Harry Parker is a British former soldier who lost both his legs after stepping on a bomb in 2009. Anatomy of a Soldier is his debut novel; as it begins, Captain Tom Barnes takes a similar misstep of his own. The voice telling us about this belongs not to Barnes, but to the tourniquet carried in his trouser pocket:

At 0618 on 15 August, when I was sliding alongside BA5799’s thigh, I was lifted into the sky and turned over. And suddenly I was in the light. There was dust and confusion and shouting. I was on the ground beside him. He was face down; he was incomplete. I was beside him as rocks and mud fell around us.

Each chapter of Parker’s book is narrated by an object, from the saw used to amputate Barnes’s leg, to one of the trainers worn by Latif, a boy being trained to fight the foreign soldiers. The novel switches between these different spheres of experiences: Barnes’s military service; his treatment and rehabilitation; and the lives of Latif and other inhabitants of his (unnamed) country.

Parker’s approach turns Anatomy of a Soldier into an overlapping composite: with each chapter, you have to reorient yourself to a different situation, and sometimes you’ll see the same event from multiple angles. There’s also a strong sense that, just as each chapter is an isolated point in a larger matrix, so the characters are participants in a larger drama, affected (one might say manipulated) by the system of war (or medicine) in ways beyond their individual control. This, I find, is one of the most effective aspects of the novel.

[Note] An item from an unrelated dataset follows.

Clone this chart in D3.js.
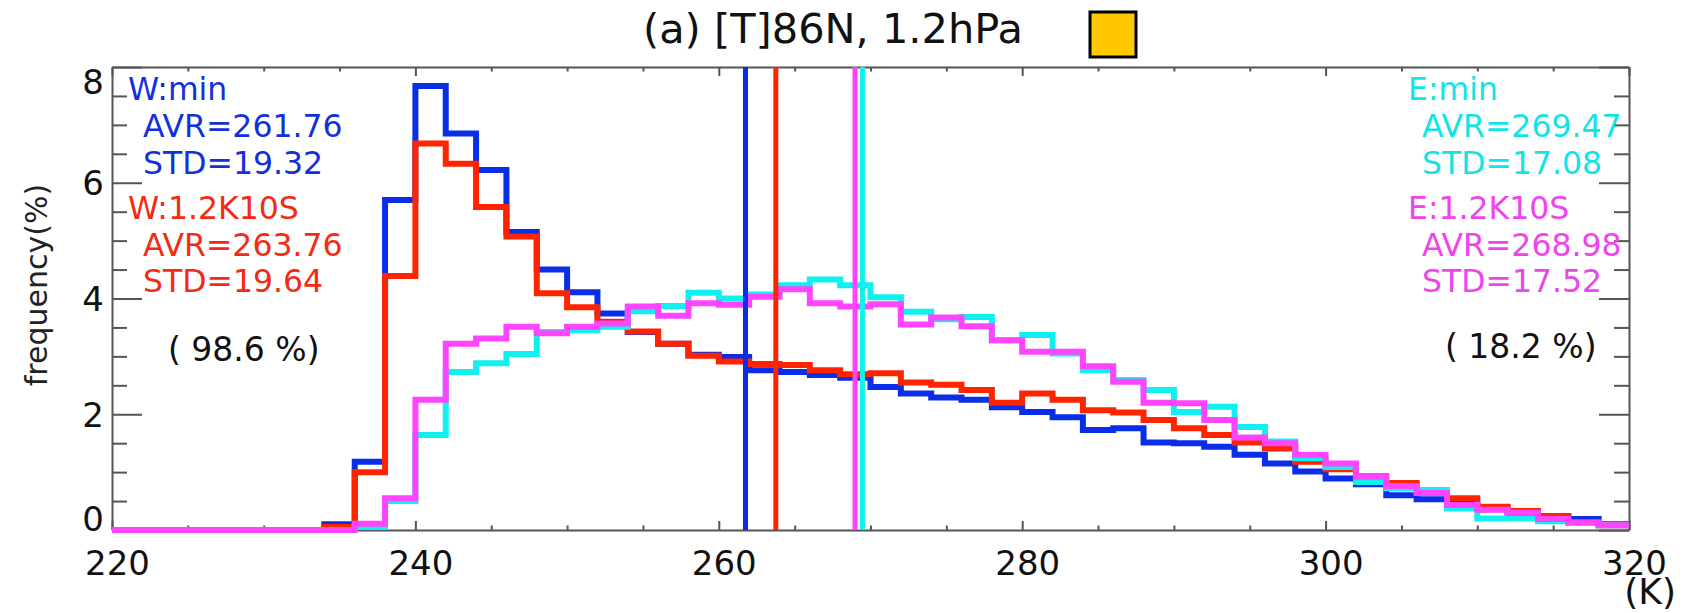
<!DOCTYPE html>
<html>
<head>
<meta charset="utf-8">
<script src="https://cdn.jsdelivr.net/npm/d3@7"></script>
<style>
  body { margin: 0; background: #fff; }
  svg { display: block; font-family: "DejaVu Sans", Verdana, sans-serif; }
</style>
</head>
<body>
<svg id="chart" width="1683" height="613"></svg>
<script>
// bin left edges (K), 2K wide
const binEdges = d3.range(220, 320, 2);

// frequency (%) per bin
const wMin = [0, 0, 0, 0, 0, 0, 0,
    0.10, 1.18, 5.70, 7.67, 6.85, 6.22, 5.15, 4.50, 4.11, 3.74, 3.42, 3.22, 3.03, 2.99,
    2.76, 2.73, 2.68, 2.63, 2.47, 2.36, 2.29, 2.25, 2.12, 2.04, 1.95, 1.73, 1.76, 1.51,
    1.50, 1.44, 1.30, 1.15, 1.01, 0.89, 0.79, 0.60, 0.53, 0.46, 0.36, 0.28, 0.22, 0.19, 0.10];
const w12 = [0, 0, 0, 0, 0, 0, 0,
    0.05, 1.00, 4.39, 6.68, 6.33, 5.58, 5.07, 4.09, 3.85, 3.60, 3.43, 3.22, 3.01, 2.91,
    2.87, 2.85, 2.76, 2.69, 2.71, 2.55, 2.51, 2.42, 2.20, 2.36, 2.25, 2.07, 2.03, 1.90,
    1.76, 1.64, 1.51, 1.41, 1.18, 1.05, 0.93, 0.81, 0.66, 0.55, 0.40, 0.33, 0.24, 0.14, 0.08];
const eMin = [0, 0, 0, 0, 0, 0, 0,
    0, 0.05, 0.50, 1.64, 2.73, 2.88, 3.04, 3.42, 3.45, 3.51, 3.78, 3.87, 4.10, 4.00,
    4.07, 4.23, 4.33, 4.23, 4.02, 3.77, 3.64, 3.68, 3.28, 3.37, 3.05, 2.76, 2.59, 2.42,
    2.04, 2.13, 1.78, 1.53, 1.24, 1.09, 0.83, 0.72, 0.69, 0.37, 0.20, 0.20, 0.15, 0.12, 0.08];
const e12 = [0, 0, 0, 0, 0, 0, 0,
    0, 0.11, 0.55, 2.25, 3.22, 3.31, 3.51, 3.40, 3.51, 3.57, 3.86, 3.70, 3.92, 3.89,
    4.03, 4.16, 3.92, 3.86, 3.90, 3.55, 3.67, 3.52, 3.28, 3.08, 3.08, 2.83, 2.56, 2.20,
    2.19, 1.90, 1.60, 1.50, 1.30, 1.15, 0.92, 0.76, 0.64, 0.43, 0.35, 0.30, 0.19, 0.13, 0.08];

const seriesNames = ["W:min", "W:1.2K10S", "E:min", "E:1.2K10S"];
const averages = [261.76, 263.76, 269.47, 268.98];
const stdevs = [19.32, 19.64, 17.08, 17.52];
const percents = ["( 98.6 %)", "( 18.2 %)"];

const xMajor = [220, 240, 260, 280, 300, 320];
const xMinor = d3.range(225, 320, 5).filter(v => v % 20 !== 0);
const yMajor = [0, 2, 4, 6, 8];
const yMinor = d3.range(0.5, 8, 0.5).filter(v => v % 2 !== 0);

const colors = ["#0a2ee8", "#ff2400", "#10f0f0", "#ff44ff"];
const textColors = ["#1230dc", "#f52a12", "#10e4e4", "#ee44ee"];

const svg = d3.select("#chart");
const plotL = 112, plotR = 1629, plotT = 67, plotB = 530;

const x = d3.scaleLinear().domain([220, 320]).range([plotL, plotR]);
const y = d3.scaleLinear().domain([0, 8]).range([plotB, plotT]);

const axisColor = "#555";
const yLen = 30, xLen = 9;

function styleAxis(g) {
    g.select(".domain").attr("stroke", axisColor).attr("stroke-width", 2);
    g.selectAll(".tick line").attr("stroke", axisColor).attr("stroke-width", 2);
}

// bottom axis
const gx = svg.append("g").attr("transform", `translate(0,${plotB})`)
    .call(d3.axisBottom(x).tickValues(xMajor).tickSize(-xLen).tickSizeOuter(0).tickFormat(d3.format("d")));
styleAxis(gx);
gx.selectAll(".tick text")
    .attr("y", 45).attr("dy", null).attr("dx", 5)
    .attr("fill", "#111").attr("font-size", 34).attr("font-family", "DejaVu Sans");
svg.append("g").attr("transform", `translate(0,${plotB})`)
    .call(d3.axisBottom(x).tickValues(xMinor).tickSize(-xLen / 2).tickSizeOuter(0).tickFormat(""))
    .call(styleAxis).select(".domain").remove();

// top axis
svg.append("g").attr("transform", `translate(0,${plotT})`)
    .call(d3.axisTop(x).tickValues(xMajor).tickSize(-xLen).tickSizeOuter(0).tickFormat(""))
    .call(styleAxis);
svg.append("g").attr("transform", `translate(0,${plotT})`)
    .call(d3.axisTop(x).tickValues(xMinor).tickSize(-xLen / 2).tickSizeOuter(0).tickFormat(""))
    .call(styleAxis).select(".domain").remove();

// left axis
const gy = svg.append("g").attr("transform", `translate(${plotL},0)`)
    .call(d3.axisLeft(y).tickValues(yMajor).tickSize(-yLen).tickSizeOuter(0).tickFormat(d3.format("d")));
styleAxis(gy);
gy.selectAll(".tick text")
    .attr("x", -8).attr("dy", null)
    .attr("y", d => d === 8 ? 26 : d === 0 ? 0 : 12)
    .attr("fill", "#111").attr("font-size", 34).attr("font-family", "DejaVu Sans");
svg.append("g").attr("transform", `translate(${plotL},0)`)
    .call(d3.axisLeft(y).tickValues(yMinor).tickSize(-yLen / 2).tickSizeOuter(0).tickFormat(""))
    .call(styleAxis).select(".domain").remove();

// right axis
svg.append("g").attr("transform", `translate(${plotR},0)`)
    .call(d3.axisRight(y).tickValues(yMajor).tickSize(-yLen).tickSizeOuter(0).tickFormat(""))
    .call(styleAxis);
svg.append("g").attr("transform", `translate(${plotR},0)`)
    .call(d3.axisRight(y).tickValues(yMinor).tickSize(-yLen / 2).tickSizeOuter(0).tickFormat(""))
    .call(styleAxis).select(".domain").remove();

// histograms
const step = d3.line().x(d => x(d[0])).y(d => y(d[1])).curve(d3.curveStepAfter);
[wMin, w12, eMin, e12].forEach((vals, i) => {
    const pts = binEdges.map((e, j) => [e, vals[j]]);
    pts.push([320, vals[vals.length - 1]]);
    svg.append("path")
        .attr("d", step(pts))
        .attr("fill", "none")
        .attr("stroke", colors[i])
        .attr("stroke-width", 6)
        .attr("stroke-linejoin", "miter");
});

// averages
svg.append("g").selectAll("line")
    .data(averages)
    .enter().append("line")
    .attr("x1", d => x(d)).attr("x2", d => x(d))
    .attr("y1", y(0)).attr("y2", y(8))
    .attr("stroke", (d, i) => colors[i])
    .attr("stroke-width", 5);

// stats text
const blockX = [[128, 143], [1408, 1422]];
const lineY = [100, 137, 174, 219, 256, 292];
seriesNames.forEach((name, i) => {
    const side = i < 2 ? 0 : 1;
    const row = (i % 2) * 3;
    const g = svg.append("g")
        .attr("fill", textColors[i])
        .attr("font-size", 31.5);
    g.append("text").attr("x", blockX[side][0]).attr("y", lineY[row]).text(name);
    g.append("text").attr("x", blockX[side][1]).attr("y", lineY[row + 1]).text(`AVR=${averages[i].toFixed(2)}`);
    g.append("text").attr("x", blockX[side][1]).attr("y", lineY[row + 2]).text(`STD=${stdevs[i].toFixed(2)}`);
});

svg.append("text").attr("x", 168).attr("y", 361)
    .attr("font-size", 33).attr("fill", "#111").text(percents[0]);
svg.append("text").attr("x", 1445).attr("y", 358)
    .attr("font-size", 33).attr("fill", "#111").text(percents[1]);

// title
svg.append("text").attr("x", 643).attr("y", 43)
    .attr("font-size", 41.5).attr("fill", "#111").text("(a) [T]86N, 1.2hPa");
svg.append("rect")
    .attr("x", 1090).attr("y", 12).attr("width", 46).attr("height", 45)
    .attr("fill", "#ffc800").attr("stroke", "#000").attr("stroke-width", 3);

// axis titles
svg.append("text")
    .attr("transform", `translate(47,285) rotate(-90)`)
    .attr("text-anchor", "middle")
    .attr("font-size", 30).attr("fill", "#222")
    .text("frequency(%)");
svg.append("text").attr("x", 1676).attr("y", 604)
    .attr("text-anchor", "end")
    .attr("font-size", 36).attr("fill", "#111").text("(K)");
</script>
</body>
</html>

The key aspect of Anatomy of a Soldier which falls a little short for me is where the object-narrators report the actions and thoughts of humans, or describe in the manner of a typical literary narrator. My problem is not that I think it’s ‘unrealistic’ for inanimate objects to do these things (after all, the only ‘reality’ in the book is that created by Parker’s words), but that it brings the novel too close to coherence and convention. The chapters feel that bit less fragmentary, the narrative that bit less distinctive. In a way, the book starts to work against the very effect for which it has seemed to reach . But there’s an interesting idea here, and quite an engaging novel.

4 Comments

  1. I picked this up in a bookshop today and read the first couple of pages. I think it’s a very interesting idea and want to read it but wondered if the idea of each object talking directly to the reader might run out of steam a bit over the course of the whole book.

  2. It does sound very interesting. Is it then that sometimes the object-narrators slip into being omniscient narrators? I can see how that might be an issue. Still, even if it fails in that respect I’d far rather a failure born of ambition than a failure born of caution.

    • They do become omniscient narrators of a sort, yes – though I gather that Parker set himself some ground rules, such as that the objects would only be able to report the thoughts of a human character who was touching them. I don’t have a problem with that conceptually; it’s a question of how it plays out in the reading.

      As you say, though, the book’s ambition is what really counts. In a way, I’m being tougher on this novel because I appreciated what it was doing – had I liked it less, I may not have written about it or even finished it. But I guess that’s the way it goes.